Chapter 2, Problem 78GP

(a)

To determine

Time required by first stone to reach the ground.

Answer to Problem 78GP

Time required by first stone to reach the ground is 5.63 s

Explanation of Solution

Given:

Initial velocity of second stone which is thrown after 2 seconds is 25 m/s.
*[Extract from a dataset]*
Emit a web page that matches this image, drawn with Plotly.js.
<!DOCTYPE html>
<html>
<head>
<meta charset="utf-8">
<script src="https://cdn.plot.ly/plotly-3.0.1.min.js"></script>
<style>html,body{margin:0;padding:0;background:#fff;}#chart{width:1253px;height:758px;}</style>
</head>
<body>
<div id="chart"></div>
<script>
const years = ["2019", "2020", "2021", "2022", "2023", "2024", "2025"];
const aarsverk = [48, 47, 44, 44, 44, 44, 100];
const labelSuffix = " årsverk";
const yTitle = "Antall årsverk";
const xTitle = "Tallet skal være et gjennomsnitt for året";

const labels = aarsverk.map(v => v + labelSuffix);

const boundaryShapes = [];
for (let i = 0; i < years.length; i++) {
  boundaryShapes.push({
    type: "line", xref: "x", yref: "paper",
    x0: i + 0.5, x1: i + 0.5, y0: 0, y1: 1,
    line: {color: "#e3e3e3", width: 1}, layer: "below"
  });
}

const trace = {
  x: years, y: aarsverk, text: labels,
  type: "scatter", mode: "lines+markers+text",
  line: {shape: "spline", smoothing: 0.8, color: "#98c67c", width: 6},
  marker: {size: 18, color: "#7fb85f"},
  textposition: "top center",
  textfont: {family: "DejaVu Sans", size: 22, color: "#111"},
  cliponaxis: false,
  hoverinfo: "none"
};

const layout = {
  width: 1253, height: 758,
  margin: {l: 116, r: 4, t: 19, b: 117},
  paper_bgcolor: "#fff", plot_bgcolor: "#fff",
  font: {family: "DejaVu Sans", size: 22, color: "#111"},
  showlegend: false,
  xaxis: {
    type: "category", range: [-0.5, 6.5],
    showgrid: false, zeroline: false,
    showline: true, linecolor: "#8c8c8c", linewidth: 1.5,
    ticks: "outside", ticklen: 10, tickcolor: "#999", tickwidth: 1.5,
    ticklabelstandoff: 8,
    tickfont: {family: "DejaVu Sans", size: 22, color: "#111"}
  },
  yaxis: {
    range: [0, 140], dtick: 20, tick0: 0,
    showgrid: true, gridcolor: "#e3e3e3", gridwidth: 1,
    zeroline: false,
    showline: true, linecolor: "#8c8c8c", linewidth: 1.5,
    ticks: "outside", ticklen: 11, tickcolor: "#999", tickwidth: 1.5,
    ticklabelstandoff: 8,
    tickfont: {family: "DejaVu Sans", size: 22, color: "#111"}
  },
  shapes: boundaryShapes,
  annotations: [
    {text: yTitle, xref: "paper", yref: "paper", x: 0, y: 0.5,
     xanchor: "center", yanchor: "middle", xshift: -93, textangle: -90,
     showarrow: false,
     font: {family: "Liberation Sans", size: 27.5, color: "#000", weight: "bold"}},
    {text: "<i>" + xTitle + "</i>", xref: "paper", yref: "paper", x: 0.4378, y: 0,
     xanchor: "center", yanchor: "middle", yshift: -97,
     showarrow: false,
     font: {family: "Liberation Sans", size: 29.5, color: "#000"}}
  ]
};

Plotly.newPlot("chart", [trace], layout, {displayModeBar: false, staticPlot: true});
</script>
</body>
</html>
Both the stones land at the same time.

Formula used:

  $\begin{array}{l}S=ut+\frac{1}{2}a{t}^2\\ v^2=u^2+2gS\end{array}$

Calculation:

Here,

  $\begin{array}{l}{t}_2=t_1-2\\ u=25\text{ m/s}\\ g=\text{9}{\text{.8 m/s}}^2\end{array}$

t₁ is the time taken by the first stone and t₂ is the time taken by the second stone.

Using kinematical equation,

  $S=ut+\frac{1}{2}a{t}^2$

For first stone,

  $S_1=\frac{1}{2}g{t}_1^2(1)$

For second stone,

  $S_2=\frac{1}{2}g{t}_2^2$

But $t_2=t_1-2$

Hence,

  $S_2=25\times \left(t_1-2\right)+\frac{1}{2}\times g\times {\left(t_1-2\right)}^2(2)$

To find the value of t₁, divide both equations.
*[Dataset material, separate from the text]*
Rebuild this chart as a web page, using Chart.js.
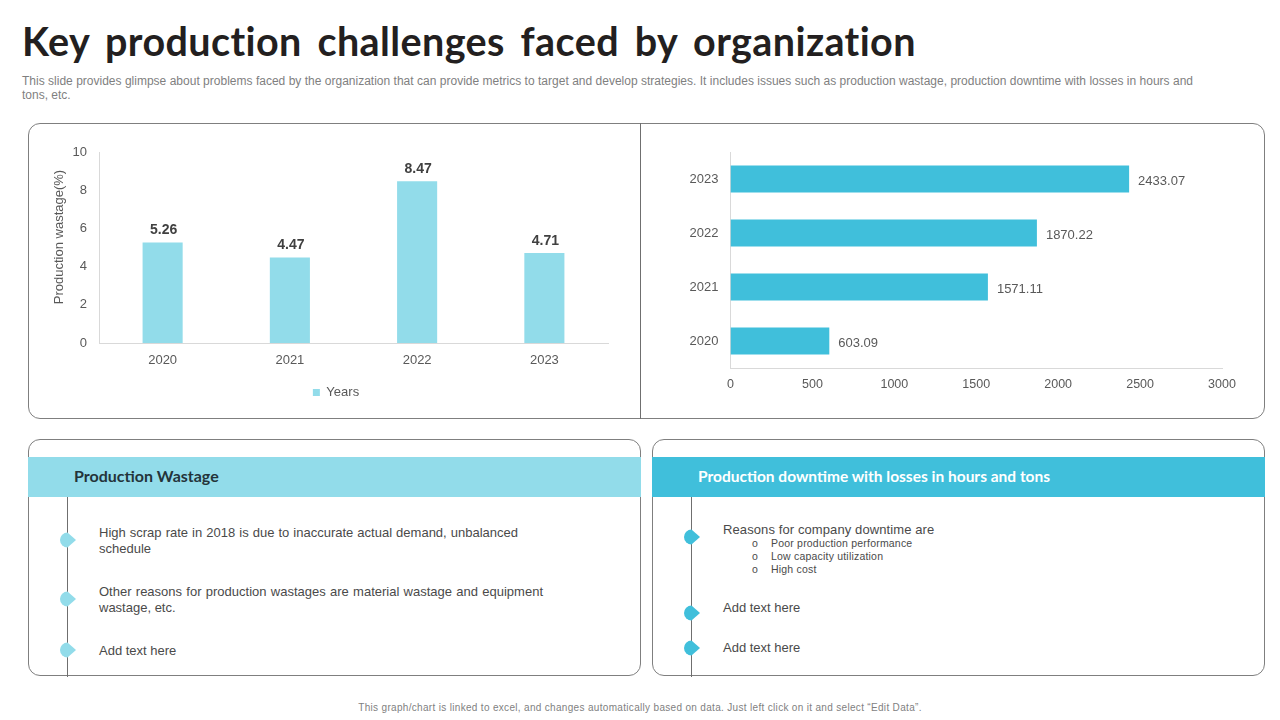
<!DOCTYPE html>
<html>
<head>
<meta charset="utf-8">
<title>Key production challenges faced by organization</title>
<script src="https://cdn.jsdelivr.net/npm/chart.js@4/dist/chart.umd.min.js"></script>
<style>
  html, body { margin: 0; padding: 0; background: #fff; }
  #slide { position: relative; width: 1280px; height: 720px; overflow: hidden; font-family: "Liberation Sans", Arial, sans-serif; color: #404040; }
  #slide div, #slide canvas, #slide svg { position: absolute; }
  .title { left: 22px; top: 17px; font: 700 39.5px Lato, sans-serif; letter-spacing: 0.4px; word-spacing: 5.8px; color: #231f20; white-space: nowrap; }
  .desc { left: 22px; font-size: 12px; line-height: 14px; color: #7f7f7f; white-space: nowrap; }
  .panel { border: 1px solid #7f7f7f; border-radius: 12px; box-sizing: border-box; }
  .band { top: 457px; height: 40px; }
  .band-text { top: 466px; font: 700 15.5px Lato, sans-serif; white-space: nowrap; line-height: 20px; }
  .rail { top: 497px; width: 1px; height: 180px; background: #6f6f6f; }
  .txt { font-size: 13px; line-height: 16px; color: #4a4a4a; white-space: nowrap; }
  .just { text-align-last: justify; white-space: normal; }
  .sub { font-size: 10.5px; line-height: 13px; color: #4a4a4a; white-space: nowrap; letter-spacing: 0.2px; }
  .axis-title { left: -11px; top: 229px; width: 140px; height: 16px; line-height: 16px; text-align: center; font-size: 13px; color: #595959; white-space: nowrap; transform: rotate(-90deg); }
  .foot { left: 0; width: 1280px; top: 701px; text-align: center; font-size: 10px; line-height: 13px; color: #7f7f7f; letter-spacing: 0.32px; }
</style>
</head>
<body>
<div id="slide">
  <div class="title">Key production challenges faced by organization</div>
  <div class="desc" style="top:74px;width:1171px;white-space:normal;text-align-last:justify">This slide provides glimpse about problems faced by the organization that can provide metrics to target and develop strategies. It includes issues such as production wastage, production downtime with losses in hours and</div>
  <div class="desc" style="top:88px">tons, etc.</div>

  <div class="panel" style="left:28px;top:123px;width:1237px;height:296px"></div>
  <div style="left:640px;top:123px;width:1px;height:296px;background:#6f6f6f"></div>
  <canvas id="wastageChart" style="left:30px;top:130px;width:600px;height:285px"></canvas>
  <canvas id="downtimeChart" style="left:650px;top:130px;width:610px;height:285px"></canvas>
  <div class="axis-title">Production wastage(%)</div>

  <div class="panel" style="left:28px;top:439px;width:613px;height:237px"></div>
  <div class="panel" style="left:652px;top:439px;width:613px;height:237px"></div>
  <div class="band" style="left:28px;width:613px;background:#92dcea"></div>
  <div class="band" style="left:652px;width:613px;background:#40bfdb"></div>
  <div class="band-text" style="left:74px;color:#24343a;font-size:16px">Production Wastage</div>
  <div class="band-text" style="left:698px;color:#fff">Production downtime with losses in hours and tons</div>
  <div class="rail" style="left:67px"></div>
  <div class="rail" style="left:691px"></div>

  <svg style="left:60px;top:532px" width="17" height="16"><path d="M7.5 0.5A7.5 7.5 0 1 0 7.5 15.5L16 8Z" fill="#92dcea"/></svg>
  <svg style="left:60px;top:591px" width="17" height="16"><path d="M7.5 0.5A7.5 7.5 0 1 0 7.5 15.5L16 8Z" fill="#92dcea"/></svg>
  <svg style="left:60px;top:642px" width="17" height="16"><path d="M7.5 0.5A7.5 7.5 0 1 0 7.5 15.5L16 8Z" fill="#92dcea"/></svg>
  <svg style="left:684px;top:529px" width="17" height="16"><path d="M7.5 0.5A7.5 7.5 0 1 0 7.5 15.5L16 8Z" fill="#40bfdb"/></svg>
  <svg style="left:684px;top:605px" width="17" height="16"><path d="M7.5 0.5A7.5 7.5 0 1 0 7.5 15.5L16 8Z" fill="#40bfdb"/></svg>
  <svg style="left:684px;top:640px" width="17" height="16"><path d="M7.5 0.5A7.5 7.5 0 1 0 7.5 15.5L16 8Z" fill="#40bfdb"/></svg>

  <div class="txt just" style="left:99px;top:525px;width:419px">High scrap rate in 2018 is due to inaccurate actual demand, unbalanced</div>
  <div class="txt" style="left:99px;top:541px">schedule</div>
  <div class="txt just" style="left:99px;top:584px;width:444px">Other reasons for production wastages are material wastage and equipment</div>
  <div class="txt" style="left:99px;top:600px">wastage, etc.</div>
  <div class="txt" style="left:99px;top:643px">Add text here</div>

  <div class="txt" style="left:723px;top:522px;letter-spacing:.1px">Reasons for company downtime are</div>
  <div class="sub" style="left:752px;top:537px">o</div>
  <div class="sub" style="left:771px;top:537px">Poor production performance</div>
  <div class="sub" style="left:752px;top:550px">o</div>
  <div class="sub" style="left:771px;top:550px">Low capacity utilization</div>
  <div class="sub" style="left:752px;top:563px">o</div>
  <div class="sub" style="left:771px;top:563px">High cost</div>
  <div class="txt" style="left:723px;top:600px">Add text here</div>
  <div class="txt" style="left:723px;top:640px">Add text here</div>

  <div class="foot">This graph/chart is linked to excel, and changes automatically based on data. Just left click on it and select “Edit Data”.</div>
</div>

<script>
// chart data
const wastageYears = ['2020', '2021', '2022', '2023'];
const wastageValues = [5.26, 4.47, 8.47, 4.71];
const wastageTicks = [0, 2, 4, 6, 8, 10];

const downtimeYears = ['2020', '2021', '2022', '2023'];
const downtimeValues = [603.09, 1571.11, 1870.22, 2433.07];
const downtimeTicks = [0, 500, 1000, 1500, 2000, 2500, 3000];

const TICK_COLOR = '#595959';
const AXIS_COLOR = '#d9d9d9';
const FONT = '"Liberation Sans", Arial, sans-serif';

Chart.defaults.animation = false;
Chart.defaults.responsive = false;
Chart.defaults.font.family = FONT;

// draws the number next to each bar
const valueLabels = {
  id: 'valueLabels',
  afterDatasetsDraw(chart, args, opts) {
    const ctx = chart.ctx;
    const meta = chart.getDatasetMeta(0);
    const values = chart.data.datasets[0].data;
    ctx.save();
    ctx.font = opts.font;
    ctx.fillStyle = opts.color;
    meta.data.forEach((bar, i) => {
      if (opts.horizontal) {
        ctx.textAlign = 'left';
        ctx.textBaseline = 'middle';
        ctx.fillText(values[i].toFixed(2), bar.x + 9, bar.y + 2);
      } else {
        ctx.textAlign = 'center';
        ctx.textBaseline = 'bottom';
        ctx.fillText(values[i].toFixed(2), bar.x + 1, bar.y - 5);
      }
    });
    ctx.restore();
  }
};

// the legend sits left of the plot centre on the slide
const legendNudge = {
  id: 'legendNudge',
  afterLayout(chart) {
    chart.legend.left += 12;
  }
};

function sizeCanvas(id, w, h) {
  const c = document.getElementById(id);
  c.width = w;
  c.height = h;
  return c;
}

new Chart(sizeCanvas('wastageChart', 600, 285), {
  type: 'bar',
  data: {
    labels: wastageYears,
    datasets: [{
      label: 'Years',
      data: wastageValues,
      backgroundColor: '#92dcea',
      categoryPercentage: 1,
      barPercentage: 0.315
    }]
  },
  plugins: [valueLabels, legendNudge],
  options: {
    layout: { padding: { left: 22, right: 22, top: 22, bottom: 6 } },
    scales: {
      x: {
        grid: { display: false, drawTicks: false },
        border: { color: AXIS_COLOR },
        ticks: { color: TICK_COLOR, font: { size: 13 }, padding: 10 },
        afterFit(scale) { scale.height = 34; }
      },
      y: {
        min: 0,
        max: 10,
        afterBuildTicks(scale) { scale.ticks = wastageTicks.map(v => ({ value: v })); },
        grid: { display: false, drawTicks: false },
        border: { color: AXIS_COLOR },
        ticks: { color: TICK_COLOR, font: { size: 13 }, padding: 12 },
        afterFit(scale) { scale.width = 47; }
      }
    },
    plugins: {
      tooltip: { enabled: false },
      legend: {
        position: 'bottom',
        labels: { boxWidth: 7, boxHeight: 7, color: TICK_COLOR, font: { size: 13 }, padding: 9 }
      },
      valueLabels: { font: 'bold 14px ' + FONT, color: '#404040' }
    }
  }
});

new Chart(sizeCanvas('downtimeChart', 610, 285), {
  type: 'bar',
  data: {
    labels: downtimeYears,
    datasets: [{
      data: downtimeValues,
      backgroundColor: '#40bfdb',
      categoryPercentage: 1,
      barPercentage: 0.5
    }]
  },
  plugins: [valueLabels],
  options: {
    indexAxis: 'y',
    layout: { padding: { left: 0, right: 38, top: 22, bottom: 0 } },
    scales: {
      x: {
        min: 0,
        max: 3000,
        afterBuildTicks(scale) { scale.ticks = downtimeTicks.map(v => ({ value: v })); },
        grid: { display: false, drawTicks: false },
        border: { color: AXIS_COLOR },
        ticks: { color: TICK_COLOR, font: { size: 12.5 }, padding: 9, maxRotation: 0, callback: v => String(v) },
        afterFit(scale) { scale.height = 47; }
      },
      y: {
        reverse: true,
        grid: { display: false, drawTicks: false },
        border: { color: AXIS_COLOR },
        ticks: { color: TICK_COLOR, font: { size: 13 }, padding: 12 },
        afterFit(scale) { scale.width = 80.5; }
      }
    },
    plugins: {
      tooltip: { enabled: false },
      legend: { display: false },
      valueLabels: { font: '13px ' + FONT, color: '#595959', horizontal: true }
    }
  }
});
</script>
</body>
</html>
  $\frac{S_1}{S_2}=\frac{\frac{1}{2}g{t}_1^2}{25\times (t-2)+\frac{1}{2}\times g\times {\left(t_1-2\right)}^2}$

But both stones are falling from same height. So

  $S_1=S_2$

  $\begin{array}{l}\frac{1}{2}g{t}_1^2=25\times (t_1-2)+\frac{1}{2}\times g\times {\left(t_1-2\right)}^2\\ t_1=5.63\sec \end{array}$

Conclusion:

Time required by first stone to reach the ground is 5.63 s

(b)

To determine

Height of the building

Answer to Problem 78GP

Height of the building is 155.3 m.

Explanation of Solution

Given:

Initial velocity of second stone which is thrown after 2 seconds is 25 m/s.
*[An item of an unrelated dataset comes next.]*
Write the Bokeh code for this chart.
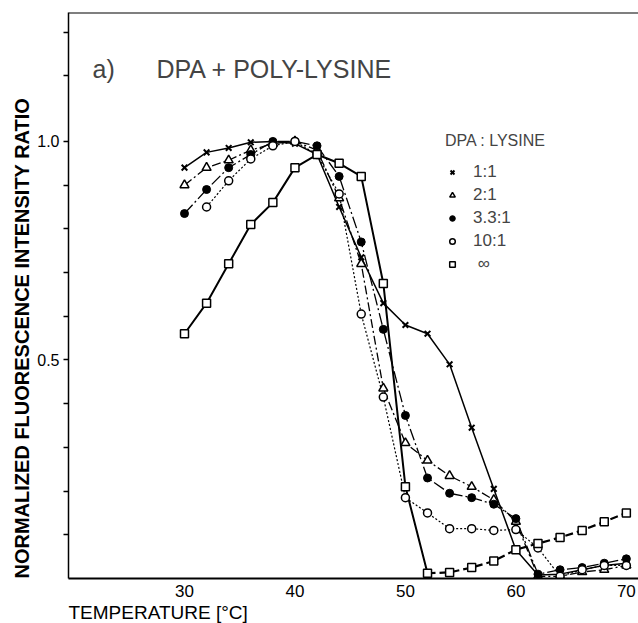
from bokeh.plotting import figure
from bokeh.models import Range1d, FixedTicker, Label, Legend, LegendItem, Span, Title
from bokeh.embed import file_html
from bokeh.resources import INLINE

# ---- data ----
temp = [30, 32, 34, 36, 38, 40, 42, 44, 46, 48, 50, 52, 54, 56, 58, 60, 62, 64, 66, 68, 70]
ratio_1_1 = [0.94, 0.975, 0.985, 0.998, 1.0, 0.995, 0.97, 0.85, 0.735, 0.63, 0.58, 0.56,
             0.49, 0.345, 0.205, 0.066, 0.008, 0.01, 0.02, 0.03, 0.035]
ratio_2_1 = [0.90, 0.94, 0.957, 0.98, 0.995, 1.0, 0.98, 0.87, 0.72, 0.435, 0.31, 0.27,
             0.235, 0.21, 0.18, 0.13, 0.005, 0.005, 0.015, 0.02, 0.03]
ratio_3_3_1 = [0.835, 0.89, 0.94, 0.97, 1.0, 1.0, 0.99, 0.92, 0.77, 0.57, 0.373, 0.23,
               0.195, 0.185, 0.17, 0.137, 0.01, 0.02, 0.025, 0.035, 0.045]
temp_10 = [32, 34, 36, 38, 40, 42, 44, 46, 48, 50, 52, 54, 56, 58, 60, 62, 64, 66, 68, 70]
ratio_10_1 = [0.85, 0.91, 0.96, 0.99, 1.0, 0.97, 0.88, 0.605, 0.415, 0.185, 0.15, 0.114,
              0.114, 0.11, 0.112, 0.07, 0.005, 0.02, 0.03, 0.03]
ratio_inf = [0.56, 0.63, 0.72, 0.81, 0.86, 0.94, 0.97, 0.95, 0.92, 0.675, 0.21, 0.012,
             0.014, 0.025, 0.04, 0.066, 0.08, 0.094, 0.11, 0.13, 0.15]
legend_labels = ["1:1", "2:1", "3.3:1", "10:1", " \u221e"]
x_ticks = [30, 40, 50, 60, 70]
y_ticks = [0.1, 0.2, 0.3, 0.4, 0.5, 0.6, 0.7, 0.8, 0.9, 1.0, 1.15, 1.25]
y_tick_labels = {0.5: "0.5", 1.0: "1.0"}

FONT = "Liberation Sans"

p = figure(width=638, height=623, output_backend="svg", toolbar_location=None,
           x_range=Range1d(19.5, 71.1), y_range=Range1d(0, 1.295),
           min_border_left=68, min_border_right=0, min_border_top=12, min_border_bottom=45)
p.outline_line_color = None
p.grid.visible = False
p.background_fill_color = "white"

# axes
xa = p.xaxis[0]
xa.ticker = FixedTicker(ticks=x_ticks)
xa.major_tick_out = 0
xa.major_tick_in = 0
xa.minor_tick_line_color = None
xa.axis_line_width = 2
xa.axis_line_color = "black"
xa.major_label_text_font = FONT
xa.major_label_text_font_size = "17px"
xa.major_label_text_color = "black"
xa.major_label_standoff = 6

ya = p.yaxis[0]
ya.ticker = FixedTicker(ticks=y_ticks)
ya.major_label_overrides = {t: y_tick_labels.get(t, "") for t in y_ticks}
ya.major_tick_out = 5
ya.major_tick_in = 0
ya.major_tick_line_width = 1.5
ya.minor_tick_line_color = None
ya.axis_line_width = 1.5
ya.axis_line_color = "black"
ya.major_label_text_font = FONT
ya.major_label_text_font_size = "16px"
ya.major_label_text_color = "black"
ya.major_label_standoff = 4

p.add_layout(Span(location=1.295, dimension="width", line_color="black", line_width=2))

# axis titles
p.add_layout(Title(text="TEMPERATURE [\u00b0C]", align="left", standoff=0,
                   text_font=FONT, text_font_size="19px", text_font_style="normal",
                   text_color="black"), "below")
p.add_layout(Title(text="NORMALIZED FLUORESCENCE INTENSITY RATIO", align="left", standoff=4,
                   text_font=FONT, text_font_size="20px", text_font_style="bold",
                   text_color="black"), "left")

# lines
p.line(temp, ratio_1_1, line_color="black", line_width=1.5)
p.line(temp, ratio_2_1, line_color="black", line_width=1.3, line_dash="9 3 2 3")
p.line(temp, ratio_3_3_1, line_color="black", line_width=1.3, line_dash="12 3 2 3")
p.line(temp_10, ratio_10_1, line_color="black", line_width=1.2, line_dash="2 2")
p.line(temp[:12], ratio_inf[:12], line_color="black", line_width=2)
p.line(temp[11:], ratio_inf[11:], line_color="black", line_width=2.2, line_dash="8 4")

# markers
r1 = p.scatter(temp, ratio_1_1, marker="x", size=8, line_color="black", line_width=2)
r2 = p.scatter(temp, ratio_2_1, marker="triangle", size=9, line_color="black",
               fill_color="white", line_width=1.5)
r3 = p.scatter(temp, ratio_3_3_1, marker="circle", size=8, line_color="black",
               fill_color="black", line_width=1)
r4 = p.scatter(temp_10, ratio_10_1, marker="circle", size=8, line_color="black",
               fill_color="white", line_width=1.5)
r5 = p.scatter(temp, ratio_inf, marker="square", size=8, line_color="black",
               fill_color="white", line_width=1.5)

legend = Legend(items=[LegendItem(label=l, renderers=[r]) for l, r in
                       zip(legend_labels, [r1, r2, r3, r4, r5])],
                title="DPA : LYSINE", location=(377, 304))
legend.border_line_color = None
legend.background_fill_alpha = 0
legend.label_text_font = FONT
legend.label_text_font_size = "17px"
legend.title_text_font = FONT
legend.title_text_font_size = "16px"
legend.title_text_font_style = "normal"
legend.glyph_width = 14
legend.glyph_height = 18
legend.label_height = 18
legend.spacing = 3
legend.padding = 0
legend.margin = 0
legend.label_standoff = 14
legend.title_standoff = 12
p.add_layout(legend)

# panel title
p.add_layout(Label(x=24, y=510, x_units="screen", y_units="screen", text="a)",
                   text_font=FONT, text_font_size="25px", text_baseline="middle"))
p.add_layout(Label(x=88, y=510, x_units="screen", y_units="screen", text="DPA + POLY-LYSINE",
                   text_font=FONT, text_font_size="25px", text_baseline="middle"))

open("out.html", "w").write(file_html(p, INLINE))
Both the stones land at the same time.

Formula used:

  $\begin{array}{l}S=ut+\frac{1}{2}a{t}^2\\ v^2=u^2+2gS\end{array}$

Calculation:

To find the height of the building,

  $\begin{array}{l}{S}_1=\frac{1}{2}g{t}_1^2\\ S_1=\frac{1}{2}\times 9.8\times {\left(5.63\right)}^2\\ S_1=155.3\text{ m}\end{array}$

Conclusion:

Height of the building is 155.3 m.

(c)

To determine

Speeds of both the stones.

Answer to Problem 78GP

Speeds of both the stones 55 m/s.

Explanation of Solution

Given:

Initial velocity of second stone which is thrown after 2 seconds is 25 m/s.

Both the stones land at the same time.

Formula used:

  $\begin{array}{l}S=ut+\frac{1}{2}a{t}^2\\ v^2=u^2+2gS\end{array}$

Calculation:

  $\begin{array}{l}{S}_1=S_2=155.3\text{m}\\ g=9.8m/s^2\end{array}$

As height of building is same, hence velocity before reaching the ground would be,

  $\begin{array}{l}{V}^2=2g{S}_1=2g{S}_2=2\times 9.8\times 155.3\\ V=55\text{ m/s}\end{array}$

Conclusion:

Speeds of both the stones will be 55 m/s.